Given request:
Select every line below containing the word "with".

Supplied data:
======
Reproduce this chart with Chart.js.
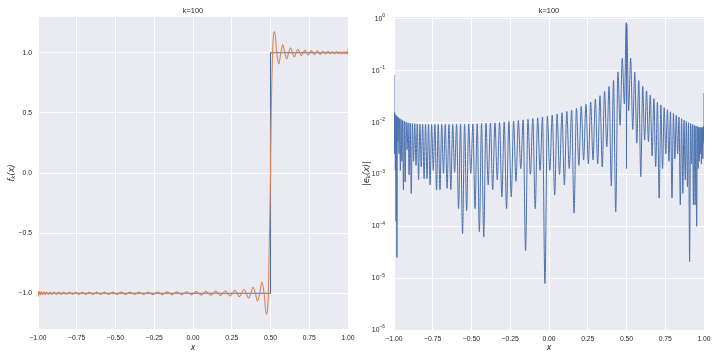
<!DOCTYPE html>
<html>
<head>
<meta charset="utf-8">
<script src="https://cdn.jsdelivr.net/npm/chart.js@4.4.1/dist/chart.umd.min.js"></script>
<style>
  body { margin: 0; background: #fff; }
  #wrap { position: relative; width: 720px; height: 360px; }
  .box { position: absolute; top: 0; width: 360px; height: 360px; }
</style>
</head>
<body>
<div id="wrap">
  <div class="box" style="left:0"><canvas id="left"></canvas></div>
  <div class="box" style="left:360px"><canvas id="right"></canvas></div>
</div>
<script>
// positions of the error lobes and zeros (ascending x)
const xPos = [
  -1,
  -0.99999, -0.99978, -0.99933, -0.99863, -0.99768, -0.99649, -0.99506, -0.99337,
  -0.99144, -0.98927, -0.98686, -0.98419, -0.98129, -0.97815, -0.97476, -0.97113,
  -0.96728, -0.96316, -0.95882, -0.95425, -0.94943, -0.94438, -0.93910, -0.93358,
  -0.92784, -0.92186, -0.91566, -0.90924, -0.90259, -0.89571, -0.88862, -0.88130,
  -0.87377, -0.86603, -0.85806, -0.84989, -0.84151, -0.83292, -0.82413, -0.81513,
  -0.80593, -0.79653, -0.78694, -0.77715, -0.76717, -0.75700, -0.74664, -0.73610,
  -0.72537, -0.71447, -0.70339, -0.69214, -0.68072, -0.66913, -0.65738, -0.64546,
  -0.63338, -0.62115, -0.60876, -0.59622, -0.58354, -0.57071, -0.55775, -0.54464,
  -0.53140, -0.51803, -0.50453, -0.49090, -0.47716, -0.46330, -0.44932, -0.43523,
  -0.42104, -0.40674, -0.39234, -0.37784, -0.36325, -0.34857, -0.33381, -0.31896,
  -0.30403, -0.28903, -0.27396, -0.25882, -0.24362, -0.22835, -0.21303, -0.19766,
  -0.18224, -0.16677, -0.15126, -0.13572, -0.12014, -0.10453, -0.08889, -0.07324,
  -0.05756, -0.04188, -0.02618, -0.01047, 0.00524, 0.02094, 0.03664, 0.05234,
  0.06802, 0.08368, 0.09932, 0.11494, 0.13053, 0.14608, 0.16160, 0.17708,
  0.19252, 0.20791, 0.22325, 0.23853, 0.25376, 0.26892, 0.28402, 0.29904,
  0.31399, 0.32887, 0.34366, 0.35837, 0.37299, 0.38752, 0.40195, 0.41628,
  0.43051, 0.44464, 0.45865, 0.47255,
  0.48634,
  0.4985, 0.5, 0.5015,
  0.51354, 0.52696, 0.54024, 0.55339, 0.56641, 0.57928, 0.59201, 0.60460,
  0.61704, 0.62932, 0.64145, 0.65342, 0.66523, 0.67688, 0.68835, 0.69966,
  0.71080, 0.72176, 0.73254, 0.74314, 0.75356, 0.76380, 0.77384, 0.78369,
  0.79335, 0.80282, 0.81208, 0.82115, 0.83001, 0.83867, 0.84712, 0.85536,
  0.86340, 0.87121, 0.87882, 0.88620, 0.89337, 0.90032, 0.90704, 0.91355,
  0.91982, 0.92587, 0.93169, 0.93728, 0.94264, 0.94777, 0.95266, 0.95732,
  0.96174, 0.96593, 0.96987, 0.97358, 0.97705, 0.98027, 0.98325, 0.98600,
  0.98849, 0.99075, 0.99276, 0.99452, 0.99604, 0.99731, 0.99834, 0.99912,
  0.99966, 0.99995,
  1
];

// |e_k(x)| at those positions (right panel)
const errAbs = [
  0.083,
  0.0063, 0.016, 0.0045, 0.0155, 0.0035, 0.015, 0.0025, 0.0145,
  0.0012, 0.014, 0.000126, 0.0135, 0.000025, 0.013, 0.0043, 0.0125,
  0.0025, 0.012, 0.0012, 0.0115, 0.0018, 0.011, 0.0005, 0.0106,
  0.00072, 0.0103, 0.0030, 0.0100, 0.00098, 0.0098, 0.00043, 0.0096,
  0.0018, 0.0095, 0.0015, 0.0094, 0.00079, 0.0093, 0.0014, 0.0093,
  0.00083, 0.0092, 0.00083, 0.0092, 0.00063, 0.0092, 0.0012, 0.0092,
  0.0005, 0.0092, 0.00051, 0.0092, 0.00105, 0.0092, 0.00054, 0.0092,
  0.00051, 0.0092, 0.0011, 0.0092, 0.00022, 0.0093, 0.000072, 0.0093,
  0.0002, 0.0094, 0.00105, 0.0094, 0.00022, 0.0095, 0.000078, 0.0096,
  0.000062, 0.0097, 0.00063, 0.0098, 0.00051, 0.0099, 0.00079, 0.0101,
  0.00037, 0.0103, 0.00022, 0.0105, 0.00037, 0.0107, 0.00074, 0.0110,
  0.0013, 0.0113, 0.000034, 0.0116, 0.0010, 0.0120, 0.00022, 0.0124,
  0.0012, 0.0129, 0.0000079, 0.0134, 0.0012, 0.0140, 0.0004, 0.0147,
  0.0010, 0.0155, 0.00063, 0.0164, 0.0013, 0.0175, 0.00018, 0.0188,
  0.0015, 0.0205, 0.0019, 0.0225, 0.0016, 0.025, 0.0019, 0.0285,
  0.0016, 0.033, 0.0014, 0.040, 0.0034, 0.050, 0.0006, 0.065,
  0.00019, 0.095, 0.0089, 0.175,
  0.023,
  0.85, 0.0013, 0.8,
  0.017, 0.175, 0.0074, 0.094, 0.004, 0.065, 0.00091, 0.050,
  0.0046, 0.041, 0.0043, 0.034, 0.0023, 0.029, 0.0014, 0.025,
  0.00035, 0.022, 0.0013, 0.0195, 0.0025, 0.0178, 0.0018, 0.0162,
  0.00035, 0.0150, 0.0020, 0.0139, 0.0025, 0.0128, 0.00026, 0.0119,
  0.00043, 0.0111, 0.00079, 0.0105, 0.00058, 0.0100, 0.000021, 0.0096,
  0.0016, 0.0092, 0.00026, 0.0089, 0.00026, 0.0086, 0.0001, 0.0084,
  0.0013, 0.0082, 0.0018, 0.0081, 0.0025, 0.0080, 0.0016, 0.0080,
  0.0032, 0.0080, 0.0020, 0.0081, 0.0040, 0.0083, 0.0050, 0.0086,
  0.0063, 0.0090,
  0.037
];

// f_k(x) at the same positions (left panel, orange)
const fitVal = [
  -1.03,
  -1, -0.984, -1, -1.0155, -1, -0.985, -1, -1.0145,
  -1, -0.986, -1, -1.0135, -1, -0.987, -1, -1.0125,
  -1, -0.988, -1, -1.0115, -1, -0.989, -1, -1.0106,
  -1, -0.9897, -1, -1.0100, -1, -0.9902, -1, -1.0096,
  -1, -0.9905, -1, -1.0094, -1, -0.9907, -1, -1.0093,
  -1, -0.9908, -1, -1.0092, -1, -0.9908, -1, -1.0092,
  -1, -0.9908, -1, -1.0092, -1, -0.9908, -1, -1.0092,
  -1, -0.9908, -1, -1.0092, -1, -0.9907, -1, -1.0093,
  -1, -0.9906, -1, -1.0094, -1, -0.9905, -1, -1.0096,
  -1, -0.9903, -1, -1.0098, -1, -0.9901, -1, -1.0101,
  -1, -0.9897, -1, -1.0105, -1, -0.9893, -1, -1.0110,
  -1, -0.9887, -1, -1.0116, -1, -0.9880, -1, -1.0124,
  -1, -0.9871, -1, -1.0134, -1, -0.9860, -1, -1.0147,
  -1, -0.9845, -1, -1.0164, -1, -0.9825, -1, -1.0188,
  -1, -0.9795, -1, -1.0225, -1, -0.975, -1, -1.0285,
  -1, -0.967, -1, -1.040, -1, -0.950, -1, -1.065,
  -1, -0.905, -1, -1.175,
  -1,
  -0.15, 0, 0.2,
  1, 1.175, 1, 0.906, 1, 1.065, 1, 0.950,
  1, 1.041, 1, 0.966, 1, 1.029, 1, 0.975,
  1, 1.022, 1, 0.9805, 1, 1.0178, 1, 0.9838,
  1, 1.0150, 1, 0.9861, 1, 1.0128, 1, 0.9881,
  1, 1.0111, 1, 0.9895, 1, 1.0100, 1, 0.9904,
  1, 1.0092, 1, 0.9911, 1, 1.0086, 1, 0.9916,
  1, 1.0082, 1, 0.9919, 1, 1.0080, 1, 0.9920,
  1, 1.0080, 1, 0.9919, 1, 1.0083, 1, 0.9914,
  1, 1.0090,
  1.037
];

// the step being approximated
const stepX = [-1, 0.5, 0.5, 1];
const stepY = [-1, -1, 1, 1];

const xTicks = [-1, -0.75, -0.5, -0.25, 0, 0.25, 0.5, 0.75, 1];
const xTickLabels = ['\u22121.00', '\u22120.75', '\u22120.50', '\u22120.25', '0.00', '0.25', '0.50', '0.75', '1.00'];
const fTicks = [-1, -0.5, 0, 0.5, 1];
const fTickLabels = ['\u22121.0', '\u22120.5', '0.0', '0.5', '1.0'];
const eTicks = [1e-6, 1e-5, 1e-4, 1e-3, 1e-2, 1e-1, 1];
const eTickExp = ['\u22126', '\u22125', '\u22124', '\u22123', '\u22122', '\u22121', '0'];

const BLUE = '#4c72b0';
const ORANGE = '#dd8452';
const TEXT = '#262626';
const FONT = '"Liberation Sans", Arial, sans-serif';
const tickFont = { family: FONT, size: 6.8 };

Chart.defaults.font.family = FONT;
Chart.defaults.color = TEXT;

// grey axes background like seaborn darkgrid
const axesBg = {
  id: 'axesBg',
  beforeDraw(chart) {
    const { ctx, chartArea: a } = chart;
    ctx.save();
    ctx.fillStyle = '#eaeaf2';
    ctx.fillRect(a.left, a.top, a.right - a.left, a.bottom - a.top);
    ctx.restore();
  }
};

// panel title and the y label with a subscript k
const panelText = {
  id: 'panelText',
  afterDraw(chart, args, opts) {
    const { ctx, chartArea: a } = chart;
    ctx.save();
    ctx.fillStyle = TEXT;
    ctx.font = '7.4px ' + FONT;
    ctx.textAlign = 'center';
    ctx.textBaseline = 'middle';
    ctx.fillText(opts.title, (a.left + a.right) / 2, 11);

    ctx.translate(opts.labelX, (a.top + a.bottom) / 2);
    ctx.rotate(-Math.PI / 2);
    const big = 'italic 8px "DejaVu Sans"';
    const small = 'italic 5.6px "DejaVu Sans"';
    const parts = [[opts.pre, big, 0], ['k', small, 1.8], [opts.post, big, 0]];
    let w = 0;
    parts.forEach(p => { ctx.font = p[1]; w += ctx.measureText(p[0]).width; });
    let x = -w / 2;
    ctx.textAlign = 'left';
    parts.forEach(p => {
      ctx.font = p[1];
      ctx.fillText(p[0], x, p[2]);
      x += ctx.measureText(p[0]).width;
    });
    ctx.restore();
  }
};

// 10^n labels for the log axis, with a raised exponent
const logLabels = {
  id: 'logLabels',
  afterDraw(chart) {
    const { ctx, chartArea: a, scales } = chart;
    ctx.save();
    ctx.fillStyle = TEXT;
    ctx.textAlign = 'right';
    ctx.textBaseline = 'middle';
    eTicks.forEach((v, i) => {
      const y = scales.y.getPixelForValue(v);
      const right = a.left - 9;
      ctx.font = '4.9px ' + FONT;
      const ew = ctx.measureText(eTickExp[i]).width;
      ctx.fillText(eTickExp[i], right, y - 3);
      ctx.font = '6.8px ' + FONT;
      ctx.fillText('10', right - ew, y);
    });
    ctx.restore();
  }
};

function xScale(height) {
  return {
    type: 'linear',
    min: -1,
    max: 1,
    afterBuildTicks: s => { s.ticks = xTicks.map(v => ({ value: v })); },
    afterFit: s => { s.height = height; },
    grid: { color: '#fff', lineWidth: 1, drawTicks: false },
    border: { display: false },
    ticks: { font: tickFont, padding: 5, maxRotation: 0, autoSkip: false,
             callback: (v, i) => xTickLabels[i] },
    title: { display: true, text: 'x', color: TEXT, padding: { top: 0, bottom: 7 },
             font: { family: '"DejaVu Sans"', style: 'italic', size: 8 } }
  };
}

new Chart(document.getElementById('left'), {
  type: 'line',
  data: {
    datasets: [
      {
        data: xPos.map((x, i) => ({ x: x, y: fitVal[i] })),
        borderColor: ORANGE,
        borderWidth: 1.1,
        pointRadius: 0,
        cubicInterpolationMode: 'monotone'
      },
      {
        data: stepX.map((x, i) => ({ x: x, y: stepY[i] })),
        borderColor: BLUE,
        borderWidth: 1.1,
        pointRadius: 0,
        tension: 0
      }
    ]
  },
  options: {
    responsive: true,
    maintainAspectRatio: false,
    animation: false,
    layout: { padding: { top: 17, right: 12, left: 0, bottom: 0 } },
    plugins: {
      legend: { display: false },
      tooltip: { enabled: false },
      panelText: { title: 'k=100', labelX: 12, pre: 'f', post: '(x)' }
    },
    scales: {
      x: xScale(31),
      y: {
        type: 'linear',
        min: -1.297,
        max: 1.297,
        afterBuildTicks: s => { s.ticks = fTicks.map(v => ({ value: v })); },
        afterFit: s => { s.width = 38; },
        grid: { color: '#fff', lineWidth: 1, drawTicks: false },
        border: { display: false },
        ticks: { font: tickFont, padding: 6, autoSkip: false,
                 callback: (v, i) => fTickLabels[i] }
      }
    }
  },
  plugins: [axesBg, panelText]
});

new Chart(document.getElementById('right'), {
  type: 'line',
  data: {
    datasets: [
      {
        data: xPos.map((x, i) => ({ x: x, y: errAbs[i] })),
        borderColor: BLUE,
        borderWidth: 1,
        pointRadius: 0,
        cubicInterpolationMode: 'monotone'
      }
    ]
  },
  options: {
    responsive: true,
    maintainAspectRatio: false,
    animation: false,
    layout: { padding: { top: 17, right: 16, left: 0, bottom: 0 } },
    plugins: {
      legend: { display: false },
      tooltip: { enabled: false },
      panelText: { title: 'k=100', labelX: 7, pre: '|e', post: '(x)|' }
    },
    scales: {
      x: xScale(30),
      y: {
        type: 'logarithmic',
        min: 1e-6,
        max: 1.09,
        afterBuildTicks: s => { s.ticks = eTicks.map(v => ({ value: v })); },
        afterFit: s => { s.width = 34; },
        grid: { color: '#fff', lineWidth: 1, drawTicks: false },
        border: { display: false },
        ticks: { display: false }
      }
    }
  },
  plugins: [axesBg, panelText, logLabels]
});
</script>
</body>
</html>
======
Expected answer:
Reproduce this chart with Chart.js.
// panel title and the y label with a subscript k
// 10^n labels for the log axis, with a raised exponent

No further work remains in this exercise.